Pages

Wednesday, March 23, 2011

[Book Review] "Pujols: More Than the Game" by Scott Lamb and Tim Ellsworth


Disclaimer: I received the book free from Booksneeze in exchange for an honest review.
Nolan Ryan, Mark McGwire, and Ricky Henderson were some of my baseball heroes growing up. I would contend with anyone that Ryan is the best pitcher the game has ever seen. In recent years, we've seen many baseball stars brought down by allegations of steroid abuse, McGwire included. Albert Pujols is not one of them. To be honest, I've mostly been in the dark about baseball over the past 10 years or so and had no idea who Pujols was when I selected this book for review. If I paid much attention to sports, I surely would have heard about this possibly best baseball player ever. In this book, "Pujols: More Than the Game," Lamb and Ellsworth offer up a portrait of a man who puts baseball second to his faith in Jesus Christ, yet still manages to play baseball better than anyone else.
Albert Pujols was born in the Dominican Republic and grew up around his dad's playing softball and his dad's drunkedness. His family moved to the U.S. when he was 16 where he played baseball for a high school near Kansas City, MO. Out of that, he developed a work ethic around baseball that continues to this day and shows in the statistics that Pujols continues to put up. Pujols became a Christian while playing junior college ball through going to church with his future wife, DeeDee, who had a downs syndrome child, Isabella. Taking care of this child would shape what the future of the Pujols' ministry off the field would look like. 
Pujols played minor league ball for approximately a year in the St. Louis farm system, bouncing around teams as they needed him. In every case, he became heavily involved in whatever chapel was offered.
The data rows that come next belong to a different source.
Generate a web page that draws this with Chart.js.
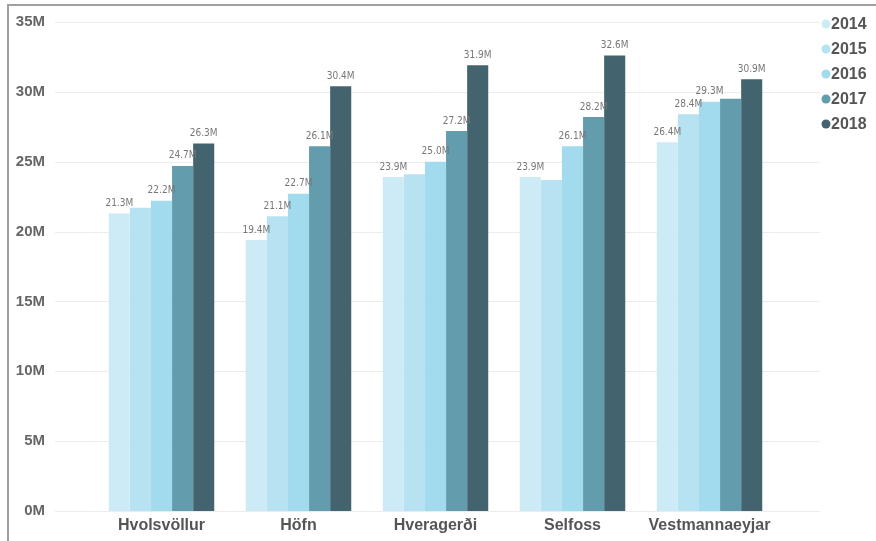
<!DOCTYPE html>
<html>
<head>
<meta charset="utf-8">
<script src="https://cdn.jsdelivr.net/npm/chart.js@4"></script>
<style>
  body { margin: 0; background: #fff; }
  #wrap { position: relative; width: 876px; height: 541px; overflow: hidden; }
  #frame { position: absolute; left: 7px; top: 4px; right: -10px; bottom: -10px;
           border-left: 2px solid #a0a0a0; border-top: 2px solid #a0a0a0; }
  canvas { position: absolute; left: 0; top: 0; }
</style>
</head>
<body>
<div id="wrap">
  <div id="frame"></div>
  <canvas id="townChart" width="876" height="541"></canvas>
</div>
<script>
var towns = ['Hvolsvöllur', 'Höfn', 'Hveragerði', 'Selfoss', 'Vestmannaeyjar'];
var years = ['2014', '2015', '2016', '2017', '2018'];

var values2014 = [21.3, 19.4, 23.9, 23.9, 26.4];
var values2015 = [21.7, 21.1, 24.1, 23.7, 28.4];
var values2016 = [22.2, 22.7, 25.0, 26.1, 29.3];
var values2017 = [24.7, 26.1, 27.2, 28.2, 29.5];
var values2018 = [26.3, 30.4, 31.9, 32.6, 30.9];

// which bars carry a value label in the original
var labels2014 = [true, true, true, true, true];
var labels2015 = [false, true, false, false, true];
var labels2016 = [true, true, true, true, true];
var labels2017 = [true, true, true, true, false];
var labels2018 = [true, true, true, true, true];

var yTicks = [0, 5, 10, 15, 20, 25, 30, 35];

var colors = ['#cdebf6', '#b7e2f1', '#a1dbed', '#639cad', '#43646f'];

var seriesValues = [values2014, values2015, values2016, values2017, values2018];
var seriesLabels = [labels2014, labels2015, labels2016, labels2017, labels2018];

var datasets = years.map(function(y, i) {
  return {
    label: y,
    data: seriesValues[i].map(function(v) { return v * 1e6; }),
    showLabel: seriesLabels[i],
    backgroundColor: colors[i],
    borderWidth: 0,
    categoryPercentage: 0.77,
    barPercentage: 1.0
  };
});

var gridPlugin = {
  id: 'gridLines',
  beforeDatasetsDraw: function(chart) {
    var ctx = chart.ctx, y = chart.scales.y;
    ctx.save();
    ctx.strokeStyle = '#ececec';
    ctx.lineWidth = 1;
    yTicks.forEach(function(t) {
      var py = Math.round(y.getPixelForValue(t * 1e6)) + 0.5;
      ctx.beginPath();
      ctx.moveTo(55, py);
      ctx.lineTo(820, py);
      ctx.stroke();
    });
    ctx.restore();
  }
};

var valueLabelPlugin = {
  id: 'valueLabels',
  afterDatasetsDraw: function(chart) {
    var ctx = chart.ctx;
    ctx.save();
    ctx.font = '10px "Liberation Sans Narrow", "DejaVu Sans Condensed", sans-serif';
    ctx.fillStyle = '#777';
    ctx.textAlign = 'center';
    ctx.textBaseline = 'bottom';
    chart.data.datasets.forEach(function(ds, i) {
      chart.getDatasetMeta(i).data.forEach(function(bar, j) {
        if (!ds.showLabel[j]) return;
        ctx.fillText((ds.data[j] / 1e6).toFixed(1) + 'M', bar.x, bar.y - 5);
      });
    });
    ctx.restore();
  }
};

var legendPlugin = {
  id: 'sideLegend',
  afterDraw: function(chart) {
    var ctx = chart.ctx;
    ctx.save();
    ctx.font = 'bold 16px "Liberation Sans", Arial, sans-serif';
    ctx.textBaseline = 'middle';
    ctx.textAlign = 'left';
    chart.data.datasets.forEach(function(ds, i) {
      var cy = 24 + i * 25;
      ctx.fillStyle = ds.backgroundColor;
      ctx.beginPath();
      ctx.arc(826, cy, 4.5, 0, Math.PI * 2);
      ctx.fill();
      ctx.fillStyle = '#555';
      ctx.fillText(ds.label, 831, cy + 1);
    });
    ctx.restore();
  }
};

var ctx = document.getElementById('townChart').getContext('2d');

var townChart = new Chart(ctx, {
  type: 'bar',
  data: { labels: towns, datasets: datasets },
  options: {
    responsive: false,
    animation: false,
    layout: { padding: { top: 22, right: 98, left: 0, bottom: 0 } },
    plugins: {
      legend: { display: false },
      tooltip: { enabled: false }
    },
    scales: {
      x: {
        grid: { display: false, drawTicks: false },
        border: { display: false },
        ticks: {
          color: '#555',
          padding: 5,
          maxRotation: 0,
          font: { family: '"Liberation Sans", Arial, sans-serif', size: 16, weight: 'bold' }
        },
        afterFit: function(scale) {
          scale.height = 30;
          scale.paddingLeft = 0;
          scale.paddingRight = 0;
        }
      },
      y: {
        min: 0,
        max: 35e6,
        grid: { display: false, drawTicks: false },
        border: { display: false },
        ticks: {
          stepSize: 5e6,
          padding: 48,
          color: '#666',
          font: { family: '"Liberation Sans", Arial, sans-serif', size: 15, weight: 'bold' },
          callback: function(v) { return (v / 1e6) + 'M'; }
        },
        afterFit: function(scale) {
          scale.width = 93;
          scale.paddingTop = 0;
          scale.paddingBottom = 0;
        }
      }
    }
  },
  plugins: [gridPlugin, valueLabelPlugin, legendPlugin]
});
</script>
</body>
</html>
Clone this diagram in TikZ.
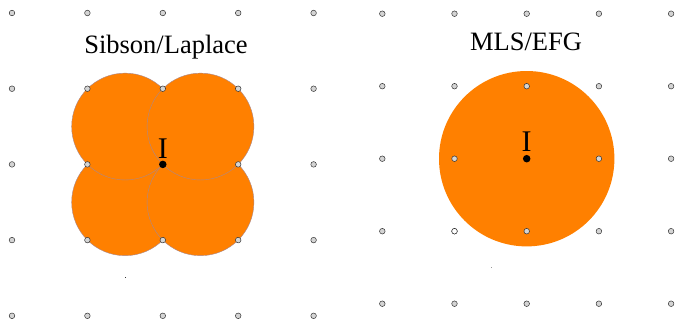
\documentclass[tikz,border=0pt]{standalone}
\usepackage{fontspec}
\setmainfont{Liberation Serif}
\usetikzlibrary{calc}
\definecolor{patch}{HTML}{FF8000}
\definecolor{rim}{HTML}{A88890}
\definecolor{dotfill}{HTML}{D4D4D4}
\begin{document}
\begin{tikzpicture}[x=1pt,y=-1pt,
  gridpt/.style={circle,draw=black!80,line width=0.5pt,fill=dotfill,inner sep=0pt,minimum size=5.6pt},
  openpt/.style={gridpt,fill=white},
  evalpt/.style={circle,fill=black,inner sep=0pt,minimum size=7.5pt},
  support/.style={fill=patch,draw=rim,line width=0.4pt},
  title/.style={font=\fontsize{26.5}{30}\selectfont,inner sep=0pt},
  ilabel/.style={font=\fontsize{30}{34}\selectfont,inner sep=0pt,anchor=base}]
\useasboundingbox (0,0) rectangle (675,324);

% ---- left: natural-neighbour (Sibson / Laplace) supports ----
\def\hl{75.4}
\def\vl{75.7}
\path (12+2*\hl,13+2*\vl) coordinate (IL);
\pgfmathsetmacro{\rl}{0.5*sqrt(\hl*\hl+\vl*\vl)}
\foreach \dx/\dy in {-1/1,1/1,-1/-1,1/-1}
  \filldraw[support] ($(IL)+(\dx*0.5*\hl,\dy*0.5*\vl)$) circle (\rl);
\foreach \i in {0,...,4}
  \foreach \j in {0,...,4}
    \node[gridpt] (L\i\j) at (12+\i*\hl,13+\j*\vl) {};
\node[evalpt] (ptL) at (IL) {};
\node[ilabel] (labL) at ($(IL)+(0,-6)$) {I};
\node[title] (tL) at (166,47) {Sibson/Laplace};

% ---- right: MLS / EFG support ----
\def\hr{72.2}
\def\vr{72.5}
\path (382.3+2*\hr,13.7+2*\vr) coordinate (IR);
\fill[patch] (IR) circle (87.7);
\foreach \i in {0,...,4}
  \foreach \j in {0,...,4}
    \node[gridpt] (R\i\j) at (382.3+\i*\hr,13.7+\j*\vr) {};
\node[openpt] at (R13) {};
\node[evalpt] (ptR) at (IR) {};
\node[ilabel] (labR) at ($(IR)+(0,-7.5)$) {I};
\node[title] (tR) at (526,42) {MLS/EFG};

% stray specks
\fill[black!80] (124.5,276.5) rectangle (125.8,277.8);
\fill[black!40] (490.5,266.5) rectangle (491.8,268.3);
\end{tikzpicture}
\end{document}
Throughout his career, he has stayed strong in his faith. There were times when he seemed to say things or do things that might make you question, but he is only human after all and as human beings, we all make mistakes. He would often ask forgiveness for his mistakes and acknowledge that he did something wrong. How many superstars do that?
Lamb and Ellsworth spare little detail in this book as they write a chapter on each of Pujols' seasons of baseball, interspersing them with chapters on his life off the field. It's this off the field life that is most interesting. Pujols and DeeDee set up the Pujols Family Foundation to help care for those with downs syndrome and help care for the orphans and widows of the Dominican Republic. Much can be said about baseball contract negotiations and the money involved between the teams and the players. Pujols has used his money to care for those less fortunate. Based on what I read in this book, Pujols is a bigger hero off the field and knows what it's like to live Jesus' words in Matthew 5 regarding the beatitudes. 
With regards to the steroids scandal, the media was quick to add Pujols name to the list of steroid users implicated in the Mitchell Report, even though his name was not on that list. The authors give 20 reasons why Pujols is innocent of steroid use, and based on what I was able to read about his integrity and Christianity, one has only to trust that Pujols is innocent of these charges. His stats speak for themselves as there is no sudden spike, nor suddent drop in his stats. He is wholly consistent in how he plays the game. His integrity is consistent. He will not allow himself to be caught in a compromising situation in any way. 
Whatever the future holds of Pujols, now that he may be eligible for free agency at the end of this upcoming season, time will tell. Over the past decade, he has put up Hall of Fame stats, helped the orphans, widows, and downs syndrome, and shown no signs of letting up. Maybe he has the money to put forth to help those less fortunate, but has money ever been an issue with God? It's convicting to see such a big superstar doing so much for the kingdom of God when I feel like I do so little sometimes. Whether or not you like baseball, have been disenchanted by the steroid scandals, or don't like biographies, you should still read this book. It will challenge you and encourage you that despite anyone's status, one can impact the kingdom.